Wzięli i napisali...
Witam! Parę kroków od Pana redakcji, po drugiej stronie ul. Kazikowskiego – przy rondzie gen. Hallera jest kiosk, przed których są krzaki, w których mieszka rodzina bezdomnych kotów.
Koty na zimę
W krzakach dobrzy ludzie umieścili kotom budkę, a także je karmią. Czy nie sprawiłoby Panu trudności wysłanie kogoś z Redakcji, aby zrobił zdjęcie, i potem je umieścić z jakimś apelem/prośbą o zaopiekowanie się nimi?

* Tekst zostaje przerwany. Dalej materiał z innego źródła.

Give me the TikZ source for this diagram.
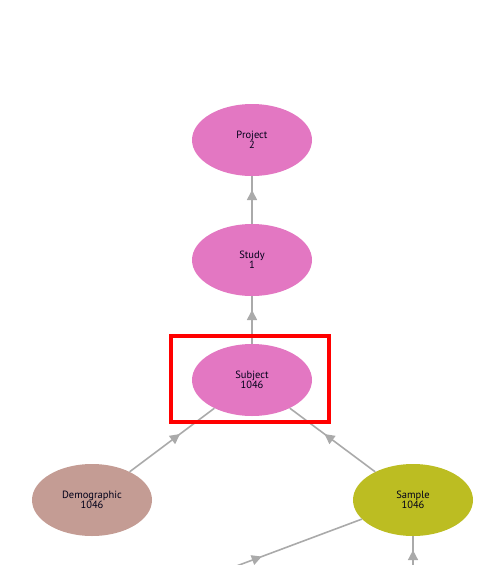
\documentclass[tikz,border=0pt]{standalone}
\usepackage{fontspec}
\setmainfont{PT Sans}
\usetikzlibrary{arrows.meta,decorations.markings,shapes.geometric}
\definecolor{pinkn}{RGB}{227,119,194}
\definecolor{brownn}{RGB}{196,156,148}
\definecolor{oliven}{RGB}{188,189,34}
\definecolor{edgegray}{RGB}{170,170,170}
\tikzset{
  ent/.style={ellipse, minimum width=120pt, minimum height=72pt, inner sep=0pt,
    align=center, font=\fontsize{10.5}{10.5}\selectfont, text=black!90!blue},
  link/.style={draw=edgegray, line width=1.6pt,
    postaction={decorate},
    decoration={markings, mark=at position 0.5 with {\arrow[xshift=10pt,edgegray]{Triangle[length=10pt,width=10pt]}}}},
  focus/.style={draw=red, line width=4pt}
}
\begin{document}
\begin{tikzpicture}[x=1pt,y=-1pt]
\useasboundingbox (0,0) rectangle (491,565);
\clip (0,0) rectangle (491,565);
\node[ent, fill=pinkn] (project) at (252,140) {Project\\2};
\node[ent, fill=pinkn] (study) at (252,260) {Study\\1};
\node[ent, fill=pinkn] (subject) at (252,380) {Subject\\1046};
\node[ent, fill=brownn] (demo) at (92,500) {Demographic\\1046};
\node[ent, fill=oliven] (sample) at (413,500) {Sample\\1046};
\coordinate (offleft) at (142.9,601);
\coordinate (offbelow) at (413,584);
\draw[link] (study) -- (project);
\draw[link] (subject) -- (study);
\draw[link] (demo) -- (subject);
\draw[link] (sample) -- (subject);
\draw[link] (offleft) -- (sample);
\draw[link] (offbelow) -- (sample);
\node[focus, minimum width=158pt, minimum height=86pt, inner sep=0pt] (box) at (250,378.5) {};
\end{tikzpicture}
\end{document}
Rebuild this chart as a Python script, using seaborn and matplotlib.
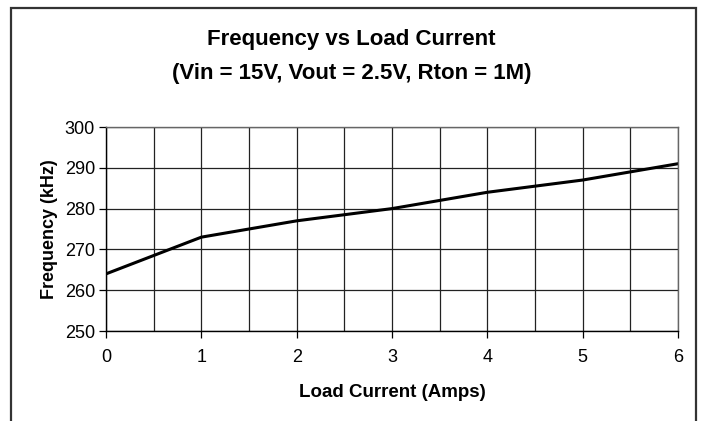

Ja sam w sierpniu dwa lata temu znalazłem na wsi 9 km za Mińskiem sześcioro wyrzuconych poprzedniego dnia z samochodu dwumiesięcznych kociaków – cztery rozdałem, a dwa mam, tak więc niestety sam nie mam warunków na zaopiekowanie się tymi kotkami, zresztą w tej chwili mieszkam w Warszawie.
Jest jeszcze druga sprawa – w zasadzie taka moja prośba do Pana – czy mógłby Pan próbować wpłynąć na władze miasta, żeby utworzyły pod Mińskiem schronisko dla zwierząt? Wybudowanie schroniska kosztowałoby o wiele mniej niż budowa aquaparku, zresztą można by chyba zaadoptować jakieś stojące budynki, należące do miasta czy liczyć na fundusze unijne... Potem rzecz jasna trzeba by to jakoś finansować z budżetu, ale przynajmniej nie byłoby takich sytuacji, jak ta przy kiosku.
Piotr Szczepański
Od Naczelnego – Na razie kotkom zrobiliśmy zdjęcie, ale będzie ciąg dalszy.